[What to produce]
The listing below begins with the first line you should copy; stop after the line containing "spine_col = '#333333'", and drop every picture.
---------- Data extract ----------
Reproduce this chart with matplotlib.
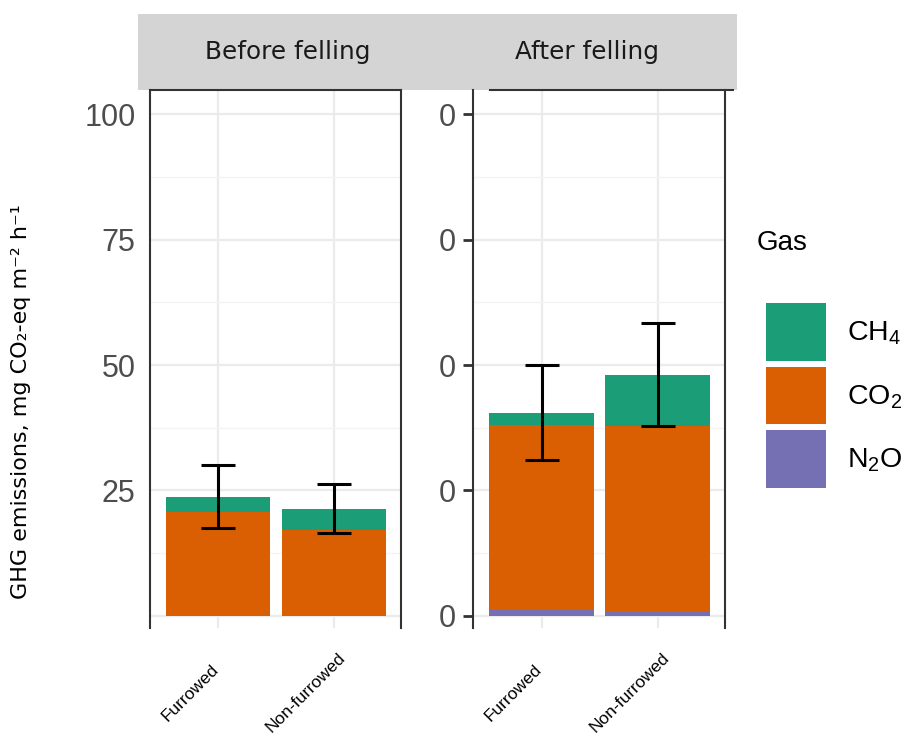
import matplotlib.pyplot as plt
from matplotlib.patches import Patch, Rectangle
from matplotlib.lines import Line2D
from matplotlib import transforms
import numpy as np

plt.rcParams['font.family'] = ['Liberation Sans', 'DejaVu Sans']
plt.rcParams['mathtext.fontset'] = 'custom'
plt.rcParams['mathtext.rm'] = 'Liberation Sans'

# ---- data ----
sites = ["Furrowed", "Non-furrowed"]
periods = ["Before felling", "After felling"]
gas_labels = [r"CH$_\mathregular{4}$", r"CO$_\mathregular{2}$", r"N$_\mathregular{2}$O"]
gas_colors = ["#1b9e77", "#d95f02", "#7570b3"]

# stacked from the bottom: N2O, CO2, CH4
n2o = {"Before felling": [0.2, 0.2], "After felling": [1.2, 0.8]}
co2 = {"Before felling": [20.5, 16.9], "After felling": [36.8, 37.0]}
ch4 = {"Before felling": [3.0, 4.2], "After felling": [2.4, 10.2]}
err_hi = {"Before felling": [30.1, 26.3], "After felling": [50.0, 58.4]}
err_lo = {"Before felling": [17.5, 16.5], "After felling": [31.1, 37.8]}

left_ticks = [0, 25, 50, 75, 100]
left_ticklabels = ["", "25", "50", "75", "100"]
right_ticklabels = ["0", "0", "0", "0", "0"]

W, H = 911, 736
fig = plt.figure(figsize=(W / 100, H / 100), dpi=100)

def px_axes(x0, x1, ytop, ybot):
    return fig.add_axes([x0 / W, (H - ybot) / H, (x1 - x0) / W, (ybot - ytop) / H])

axL = px_axes(150, 401, 90, 628)
axR = px_axes(473, 725, 90, 628)
spine_col = '#333333'

for ax, period in zip([axL, axR], periods):
    x = np.arange(1, len(sites) + 1)
    b0 = np.array(n2o[period])
    b1 = b0 + np.array(co2[period])
    b2 = b1 + np.array(ch4[period])
    ax.bar(x, n2o[period], width=0.9, color=gas_colors[2], zorder=2)
    ax.bar(x, co2[period], bottom=b0, width=0.9, color=gas_colors[1], zorder=2)
    ax.bar(x, ch4[period], bottom=b1, width=0.9, color=gas_colors[0], zorder=2)
    hi = np.array(err_hi[period])
    lo = np.array(err_lo[period])
    ax.errorbar(x, b2, yerr=[b2 - lo, hi - b2], fmt='none', ecolor='black',
                elinewidth=2.2, capsize=12.5, capthick=2.2, zorder=3)

    ax.set_xlim(0.41, 2.58)
    ax.set_ylim(-2.4, 104.8)
    ax.set_yticks([12.5, 37.5, 62.5, 87.5], minor=True)
    ax.grid(which='major', color='#ebebeb', lw=1.6, zorder=0)
    ax.grid(which='minor', axis='y', color='#f3f3f3', lw=0.9, zorder=0)
    ax.set_axisbelow(True)
    ax.tick_params(which='minor', length=0)
    ax.set_xticks(x)
    ax.set_xticklabels(sites, rotation=45, rotation_mode='anchor',
                       ha='center', va='center', fontsize=12.5)
    ax.tick_params(axis='x', length=0, pad=0)
    off = transforms.ScaledTranslation(-0.28, -0.65, fig.dpi_scale_trans)
    for lab in ax.get_xticklabels():
        lab.set_transform(lab.get_transform() + off)
    for s in ax.spines.values():
        s.set_color(spine_col)
        s.set_linewidth(1.5)
    ax.spines['bottom'].set_visible(False)

axL.set_yticks(left_ticks, left_ticklabels)
axL.tick_params(axis='y', length=0, pad=10.5, labelsize=22, labelcolor='#4d4d4d')

axR.set_yticks(left_ticks, right_ticklabels)
axR.tick_params(axis='y', length=7, width=2, color=spine_col, pad=5.5,
                labelsize=22, labelcolor='#4d4d4d')
axR.spines['top'].set_visible(False)

# facet strip
fig.add_artist(Rectangle((138 / W, (H - 90) / H), (737 - 138) / W, 76 / H,
                         transform=fig.transFigure, facecolor='#d4d4d4',
                         edgecolor='none', zorder=-1))
fig.text(288 / W, 1 - 52 / H, periods[0], ha='center', va='center',
         fontsize=17.8, family='DejaVu Sans', color='#1a1a1a')
fig.text(587 / W, 1 - 52 / H, periods[1], ha='center', va='center',
         fontsize=17.8, family='DejaVu Sans', color='#1a1a1a')
fig.add_artist(Line2D([490 / W, 733 / W], [(H - 90) / H] * 2,
                      transform=fig.transFigure, color=spine_col, lw=1.5))

fig.text(21 / W, 1 - 402 / H, "GHG emissions, mg CO₂-eq m⁻² h⁻¹",
         rotation=90, ha='center', va='center', fontsize=16,
         family='DejaVu Sans')

# legend
fig.text(757 / W, 1 - 243 / H, "Gas", ha='left', va='center', fontsize=20)
handles = [Patch(facecolor=c, edgecolor='none') for c in gas_colors]
fig.legend(handles, gas_labels, loc='upper left',
           bbox_to_anchor=(766 / W, 1 - 303 / H), frameon=False, fontsize=20.5,
           handlelength=2.1, handleheight=2.75, labelspacing=0.2,
           handletextpad=0.75, borderpad=0, borderaxespad=0)

fig.savefig("out.png", dpi=100)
----------
[Solution to this exercise]
Reproduce this chart with matplotlib.
import matplotlib.pyplot as plt
from matplotlib.patches import Patch, Rectangle
from matplotlib.lines import Line2D
from matplotlib import transforms
import numpy as np

plt.rcParams['font.family'] = ['Liberation Sans', 'DejaVu Sans']
plt.rcParams['mathtext.fontset'] = 'custom'
plt.rcParams['mathtext.rm'] = 'Liberation Sans'

# ---- data ----
sites = ["Furrowed", "Non-furrowed"]
periods = ["Before felling", "After felling"]
gas_labels = [r"CH$_\mathregular{4}$", r"CO$_\mathregular{2}$", r"N$_\mathregular{2}$O"]
gas_colors = ["#1b9e77", "#d95f02", "#7570b3"]

# stacked from the bottom: N2O, CO2, CH4
n2o = {"Before felling": [0.2, 0.2], "After felling": [1.2, 0.8]}
co2 = {"Before felling": [20.5, 16.9], "After felling": [36.8, 37.0]}
ch4 = {"Before felling": [3.0, 4.2], "After felling": [2.4, 10.2]}
err_hi = {"Before felling": [30.1, 26.3], "After felling": [50.0, 58.4]}
err_lo = {"Before felling": [17.5, 16.5], "After felling": [31.1, 37.8]}

left_ticks = [0, 25, 50, 75, 100]
left_ticklabels = ["", "25", "50", "75", "100"]
right_ticklabels = ["0", "0", "0", "0", "0"]

W, H = 911, 736
fig = plt.figure(figsize=(W / 100, H / 100), dpi=100)

def px_axes(x0, x1, ytop, ybot):
    return fig.add_axes([x0 / W, (H - ybot) / H, (x1 - x0) / W, (ybot - ytop) / H])

axL = px_axes(150, 401, 90, 628)
axR = px_axes(473, 725, 90, 628)
spine_col = '#333333'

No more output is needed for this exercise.